WRITTEN REQUEST
Up to and including the line with "const mid_y = [0.77, 1.1, 1.7, 2.16, 2.57, 2.95];", write out the listing from its first line, minus the pictures.

GIVEN MATERIAL
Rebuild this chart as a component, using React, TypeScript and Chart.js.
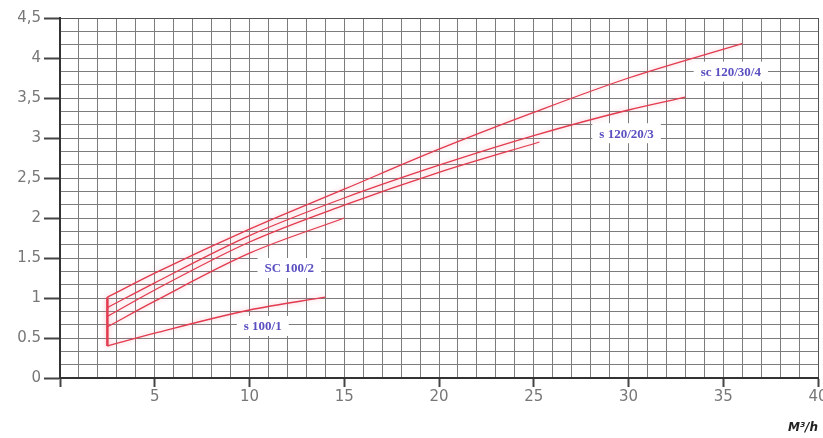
import React, { useEffect, useRef } from "react";
import { Chart, registerables } from "chart.js";

Chart.register(...registerables);

// Curve data (x in M³/h, y)
const sc120_30_4_x = [2.5, 5, 10, 15, 20, 25, 30, 36];
const sc120_30_4_y = [1.01, 1.31, 1.86, 2.36, 2.86, 3.32, 3.75, 4.18];

const s120_20_3_x = [2.5, 5, 10, 15, 20, 25, 30, 33];
const s120_20_3_y = [0.88, 1.19, 1.78, 2.25, 2.66, 3.03, 3.35, 3.51];

const mid_x = [2.5, 5, 10, 15, 20, 25.3];
const mid_y = [0.77, 1.1, 1.7, 2.16, 2.57, 2.95];

const sc100_2_x = [2.5, 5, 10, 15];
const sc100_2_y = [0.64, 0.96, 1.56, 2.0];

const s100_1_x = [2.5, 5, 10, 14];
const s100_1_y = [0.4, 0.56, 0.85, 1.01];

const startLine_x = [2.5, 2.5];
const startLine_y = [0.4, 1.01];

// Tick labels (major y ticks every 0.5)
const yTickLabels = ["0", "0.5", "1", "1.5", "2", "2,5", "3", "3,5", "4", "4,5"];
const xLabelStep = 5;
const xUnitTitle = "M³/h";

// Curve name labels (anchored in data coordinates)
const curveLabelTexts = ["sc 120/30/4", "s 120/20/3", "SC 100/2", "s 100/1"];
const curveLabelX = [35.4, 29.9, 12.1, 10.7];
const curveLabelY = [3.83, 3.06, 1.375, 0.65];

const pts = (xs: number[], ys: number[]) => xs.map((x, i) => ({ x, y: ys[i] }));

const LINE_COLOR = "#e23a4e";

const curvePlugin = {
  id: "curveDecor",
  beforeDatasetDraw(chart: any) {
    const ctx = chart.ctx;
    ctx.save();
    ctx.shadowColor = "rgba(240,120,140,0.55)";
    ctx.shadowBlur = 5;
  },
  afterDatasetDraw(chart: any) {
    chart.ctx.restore();
  },
  afterDatasetsDraw(chart: any) {
    const ctx = chart.ctx;
    const xs = chart.scales.x;
    const ys = chart.scales.y;
    ctx.save();
    ctx.font = "bold 13px 'Liberation Serif'";
    ctx.textAlign = "center";
    ctx.textBaseline = "middle";
    curveLabelTexts.forEach((t, i) => {
      const px = xs.getPixelForValue(curveLabelX[i]);
      const py = ys.getPixelForValue(curveLabelY[i]);
      const w = ctx.measureText(t).width;
      ctx.fillStyle = "#ffffff";
      ctx.fillRect(px - w / 2 - 7, py - 10, w + 14, 20);
      ctx.fillStyle = "#5a4fc0";
      ctx.fillText(t, px, py + 1);
    });
    ctx.restore();
  },
};

export default function App() {
  const canvasRef = useRef<HTMLCanvasElement | null>(null);

  useEffect(() => {
    if (!canvasRef.current) return;
    const mk = (xs: number[], ys: number[], w = 1.3) => ({
      data: pts(xs, ys),
      showLine: true,
      borderColor: LINE_COLOR,
      backgroundColor: LINE_COLOR,
      borderWidth: w,
      pointRadius: 0,
      cubicInterpolationMode: "monotone" as const,
      fill: false,
    });
    const isMajorY = (v: number) => Math.abs(v * 2 - Math.round(v * 2)) < 1e-6;
    const chart = new Chart(canvasRef.current, {
      type: "scatter",
      data: {
        datasets: [
          mk(sc120_30_4_x, sc120_30_4_y),
          mk(s120_20_3_x, s120_20_3_y),
          mk(mid_x, mid_y),
          mk(sc100_2_x, sc100_2_y),
          mk(s100_1_x, s100_1_y),
          mk(startLine_x, startLine_y, 2.5),
        ],
      },
      options: {
        animation: false,
        responsive: true,
        maintainAspectRatio: false,
        layout: { padding: { top: 18, right: 5, left: 0, bottom: 0 } },
        plugins: {
          legend: { display: false },
          tooltip: { enabled: false },
        },
        scales: {
          x: {
            type: "linear",
            min: 0,
            max: 40,
            border: { color: "#333", width: 2 },
            grid: {
              color: (c: any) => (c.tick && c.tick.value === 40 ? "#555" : "#7c7c7c"),
              lineWidth: 1,
              tickLength: 9,
              tickColor: (c: any) =>
                c.tick && Math.round(c.tick.value) % xLabelStep === 0 ? "#444" : "rgba(0,0,0,0)",
              tickWidth: 2,
            },
            ticks: {
              stepSize: 1,
              autoSkip: false,
              maxRotation: 0,
              padding: 1,
              color: "#777",
              font: { family: "DejaVu Sans", size: 15 },
              callback: (v: any) => {
                const n = Number(v);
                return n !== 0 && Math.round(n) % xLabelStep === 0 ? String(n) : "";
              },
            },
            title: {
              display: true,
              text: xUnitTitle,
              align: "end",
              color: "#222",
              font: { family: "DejaVu Sans", size: 12, weight: "bold", style: "italic" },
              padding: { top: 0, bottom: 3 },
            },
            afterFit: (s: any) => {
              s.height = 60;
              s.paddingLeft = 0;
              s.paddingRight = 0;
            },
          },
          y: {
            type: "linear",
            min: 0,
            max: 4.5,
            border: { color: "#333", width: 2 },
            grid: {
              color: (c: any) =>
                c.tick && Math.abs(c.tick.value - 4.5) < 1e-6 ? "#555" : "#7c7c7c",
              lineWidth: 1,
              tickLength: 16,
              tickColor: (c: any) => (c.tick && isMajorY(c.tick.value) ? "#444" : "rgba(0,0,0,0)"),
              tickWidth: 2,
            },
            ticks: {
              stepSize: 1 / 6,
              autoSkip: false,
              padding: 3,
              color: "#777",
              font: { family: "DejaVu Sans", size: 15 },
              callback: (v: any) => {
                const n = Number(v);
                return isMajorY(n) ? yTickLabels[Math.round(n * 2)] : "";
              },
            },
            afterFit: (s: any) => {
              s.width = 60;
            },
          },
        },
      },
      plugins: [curvePlugin],
    });
    return () => chart.destroy();
  }, []);

  return (
    <div style={{ position: "absolute", left: 0, top: 0, width: 823, height: 438, background: "#fff" }}>
      <canvas ref={canvasRef} />
    </div>
  );
}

WRITTEN ANSWER
Rebuild this chart as a component, using React, TypeScript and Chart.js.
import React, { useEffect, useRef } from "react";
import { Chart, registerables } from "chart.js";

Chart.register(...registerables);

// Curve data (x in M³/h, y)
const sc120_30_4_x = [2.5, 5, 10, 15, 20, 25, 30, 36];
const sc120_30_4_y = [1.01, 1.31, 1.86, 2.36, 2.86, 3.32, 3.75, 4.18];

const s120_20_3_x = [2.5, 5, 10, 15, 20, 25, 30, 33];
const s120_20_3_y = [0.88, 1.19, 1.78, 2.25, 2.66, 3.03, 3.35, 3.51];

const mid_x = [2.5, 5, 10, 15, 20, 25.3];
const mid_y = [0.77, 1.1, 1.7, 2.16, 2.57, 2.95];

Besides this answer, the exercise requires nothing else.